As a small museum we can meet everyone who comes through the door. We get Tripadvisor reviews, we read them and we take them to heart; you can’t please everyone all the time, especially on social media, but if one person has a negative comment it really upsets me. Everything I’ve ever known is connected to Bugatti so my job means a ridiculous amount to me. I take it seriously, perhaps too seriously.
There are different ways to become a curator, some choose it as their first career path, others retrain, and others get involved through volunteering and a job opportunity comes along. I was a trustee long before I applied for the role, I wanted to be more hands-on.
Born in Germany, I moved to France aged ten, which is where I studied economics at university. At 21, I applied for jobs in London and accepted an offer to work as a trainee in the PR department at Christie’s and frankly, it was amazing. I worked ridiculous hours but I got to travel, meet people and see cars I never thought I’d see outside a collection. My four languages were very useful and eventually I became European press officer. After Christie’s I freelanced for many years. I think my eyebrows turned white overnight when I coordinated the UK launch of the Bugatti EB 110 in central London which involved organising a parade of 25 Bugattis in Hyde park, a press conference for 100 and a gala dinner for 650 with my team at the time.
The museum is a place loved by 5-year-olds and 105-year-olds where no expert knowledge is needed to have a good time. We let people touch engines and crankshafts, and there are all kinds of artefacts to explore, including an original electric Baby Bugatti.
Our temporary exhibitions (which we sometimes take on tour) rely on brainstorming, proofreading and fact checking, as well as generosity from those that lend us cars.

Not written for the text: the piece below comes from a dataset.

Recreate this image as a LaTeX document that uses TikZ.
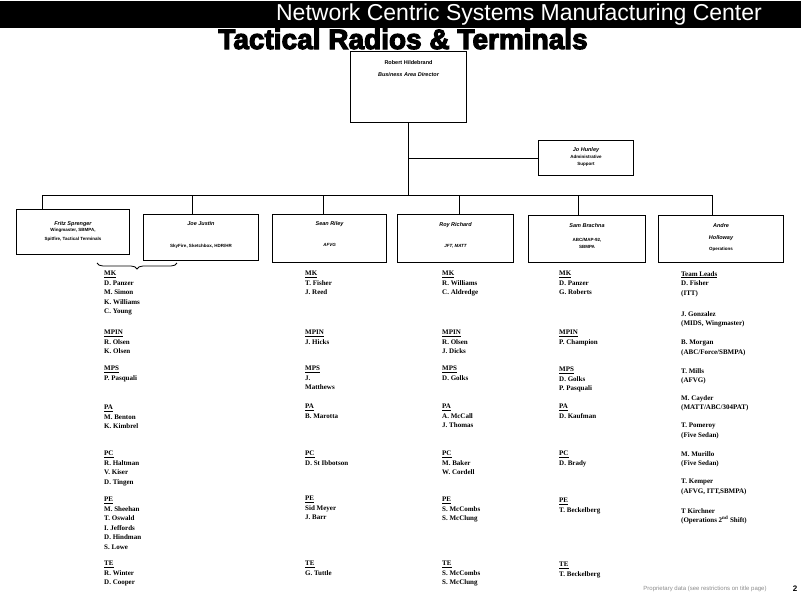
\documentclass[tikz,border=0pt]{standalone}
\usepackage{fontspec}
\setmainfont{Liberation Serif}
\newfontfamily\arial{Liberation Sans}
\newfontfamily\heavy[BoldFeatures={FakeBold=4}]{Liberation Sans}
\usetikzlibrary{positioning,decorations.pathreplacing}
\newcommand\dtl{\fontsize{4.5}{5.5}\selectfont}
\newcommand\hd[1]{\underline{#1}}

\begin{document}
\begin{tikzpicture}[x=1pt,y=-1pt,
  box/.style={draw,line width=1pt,anchor=north west,inner sep=0pt},
  boxtxt/.style={align=center,inner sep=0pt,font=\arial\bfseries\itshape\fontsize{5.5}{6}\selectfont},
  lst/.style={anchor=north west,align=left,inner sep=0pt,font=\bfseries\fontsize{7}{9.5}\selectfont},
  wire/.style={line width=1pt}]
  \useasboundingbox (0,0) rectangle (801,605);
  \fill[black] (0,1) rectangle (801,28);
  \node[text=white,font=\arial\fontsize{23}{23}\selectfont] (hdr) at (519,15) {Network Centric Systems Manufacturing Center};
  \node[font=\heavy\bfseries\fontsize{28}{28}\selectfont] (title) at (403,39) {Tactical Radios \& Terminals};

  % boxes
  \node[box,minimum width=116pt,minimum height=71pt] (rh)    at (350,51)  {};
  \node[box,minimum width=95pt, minimum height=35pt] (jo)    at (538,140) {};
  \node[box,minimum width=113pt,minimum height=45pt] (fritz) at (16,209)  {};
  \node[box,minimum width=115pt,minimum height=46pt] (joe)   at (143,214) {};
  \node[box,minimum width=114pt,minimum height=48pt] (sean)  at (272,214) {};
  \node[box,minimum width=116pt,minimum height=48pt] (roy)   at (397,214) {};
  \node[box,minimum width=117pt,minimum height=47pt] (sam)   at (528,215) {};
  \node[box,minimum width=125pt,minimum height=47pt] (andre) at (658,215) {};

  \node[boxtxt,below=9pt of rh.north] (rht) {\upshape Robert Hildebrand\\[6pt]Business Area Director};
  \node[boxtxt,below=7pt of jo.north] (jot) {Jo Hunley\\[1pt]{\dtl\upshape Administrative}\\[1pt]{\dtl\upshape Support}};
  \node[boxtxt,below=12pt of fritz.north] (fritzt) {Fritz Sprenger\\[0pt]{\dtl\upshape Wingmaster, SBMPA,}\\[3pt]{\dtl\upshape Spitfire, Tactical Terminals}};
  \node[boxtxt,below=7pt of joe.north] (joet) {Joe Justin\\[16pt]{\dtl\upshape SkyFire, Sketchbox, HDR/HR}};
  \node[boxtxt,below=7pt of sean.north] (seant) {Sean Riley\\[15pt]{\dtl AFVG}};
  \node[boxtxt,below=8pt of roy.north] (royt) {Roy Richard\\[15pt]{\dtl JFT, MATT}};
  \node[boxtxt,below=8pt of sam.north] (samt) {Sam Brachna\\[8pt]{\dtl\upshape ABC/MAP-92,}\\[1.5pt]{\dtl\upshape SBMPA}};
  \node[boxtxt,below=8pt of andre.north] (andret) {Andre\\[6pt]Holloway\\[5pt]{\dtl\upshape Operations}};

  % connectors
  \coordinate (d1) at (42,195);
  \coordinate (d2) at (192,195);
  \coordinate (d3) at (323,195);
  \coordinate (d4) at (459,195);
  \coordinate (d5) at (578,195);
  \coordinate (d6) at (712,195);
  \draw[wire] (rh.south) -- (rh.south |- d1);
  \draw[wire] (rh.south |- jo.west) -- (jo.west);
  \draw[wire] (d1) -- (d6);
  \draw[wire] (d1) -- (d1 |- fritz.north);
  \draw[wire] (d2) -- (d2 |- joe.north);
  \draw[wire] (d3) -- (d3 |- sean.north);
  \draw[wire] (d4) -- (d4 |- roy.north);
  \draw[wire] (d5) -- (d5 |- sam.north);
  \draw[wire] (d6) -- (d6 |- andre.north);
  \draw[line width=0.8pt,decorate,decoration={brace,mirror,amplitude=6pt}] (97,263) -- (177,263);

  % lists
  \begin{scope}[every node/.style={lst}]
    \node (c1mk)   at (104,271) {\hd{MK}\\D. Panzer\\M. Simon\\K. Williams\\C. Young};
    \node (c1mpin) at (104,330) {\hd{MPIN}\\R. Olsen\\K. Olsen};
    \node (c1mps)  at (104,366) {\hd{MPS}\\P. Pasquali};
    \node (c1pa)   at (104,405) {\hd{PA}\\M. Benton\\K. Kimbrel};
    \node (c1pc)   at (104,451) {\hd{PC}\\R. Haltman\\V. Kiser\\D. Tingen};
    \node (c1pe)   at (104,497) {\hd{PE}\\M. Sheehan\\T. Oswald\\I. Jeffords\\D. Hindman\\S. Lowe};
    \node (c1te)   at (104,561) {\hd{TE}\\R. Winter\\D. Cooper};

    \node (c2mk)   at (305,271) {\hd{MK}\\T. Fisher\\J. Reed};
    \node (c2mpin) at (305,330) {\hd{MPIN}\\J. Hicks};
    \node (c2mps)  at (305,366) {\hd{MPS}\\J.\\Matthews};
    \node (c2pa)   at (305,404) {\hd{PA}\\B. Marotta};
    \node (c2pc)   at (305,451) {\hd{PC}\\D. St Ibbotson};
    \node (c2pe)   at (305,496) {\hd{PE}\\Sid Meyer\\J. Barr};
    \node (c2te)   at (305,561) {\hd{TE}\\G. Tuttle};

    \node (c3mk)   at (442,271) {\hd{MK}\\R. Williams\\C. Aldredge};
    \node (c3mpin) at (442,330) {\hd{MPIN}\\R. Olsen\\J. Dicks};
    \node (c3mps)  at (442,366) {\hd{MPS}\\D. Golks};
    \node (c3pa)   at (442,404) {\hd{PA}\\A. McCall\\J. Thomas};
    \node (c3pc)   at (442,451) {\hd{PC}\\M. Baker\\W. Cordell};
    \node (c3pe)   at (442,497) {\hd{PE}\\S. McCombs\\S. McClung};
    \node (c3te)   at (442,561) {\hd{TE}\\S. McCombs\\S. McClung};

    \node (c4mk)   at (559,271) {\hd{MK}\\D. Panzer\\G. Roberts};
    \node (c4mpin) at (559,330) {\hd{MPIN}\\P. Champion};
    \node (c4mps)  at (559,367) {\hd{MPS}\\D. Golks\\P. Pasquali};
    \node (c4pa)   at (559,404) {\hd{PA}\\D. Kaufman};
    \node (c4pc)   at (559,451) {\hd{PC}\\D. Brady};
    \node (c4pe)   at (559,498) {\hd{PE}\\T. Beckelberg};
    \node (c4te)   at (559,562) {\hd{TE}\\T. Beckelberg};

    \node (c5tl)   at (681,271) {\hd{Team Leads}\\D. Fisher\\(ITT)};
    \node (c5jg)   at (681,311) {J. Gonzalez\\(MIDS, Wingmaster)};
    \node (c5bm)   at (681,340) {B. Morgan\\(ABC/Force/SBMPA)};
    \node (c5tm)   at (681,368) {T. Mills\\(AFVG)};
    \node (c5mc)   at (681,395) {M. Cayder\\(MATT/ABC/304PAT)};
    \node (c5tp)   at (681,423) {T. Pomeroy\\(Five Sedan)};
    \node (c5mm)   at (681,451) {M. Murillo\\(Five Sedan)};
    \node (c5tk)   at (681,479) {T. Kemper\\(AFVG, ITT,SBMPA)};
    \node (c5kir)  at (681,508) {T Kirchner\\(Operations 2\textsuperscript{nd} Shift)};
  \end{scope}

  \node[text=black!45,font=\arial\fontsize{6}{6}\selectfont] (foot) at (705,589) {Proprietary data (see restrictions on title page)};
  \node[font=\arial\bfseries\fontsize{8}{8}\selectfont] (pg) at (795,589) {2};
\end{tikzpicture}
\end{document}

A few years ago the curator at The National Automobile Museum in France loaned us the completely original 1939 Bugatti Works Type 59/50B. It’s one of the most famous Bugattis in existence so it was a very big deal. For the official opening of the exhibition we invited one of Ettore Bugatti’s granddaughters, Caroline, and her family and the son of the works mechanic who was there when the car was last on the road, bringing all of that together was very special.
You should be proud of the organisation you work for, and I think I’m a little bit Bugatti obsessed, which I blame my father for in the nicest possible way. I don’t think I’ll retire any time soon.”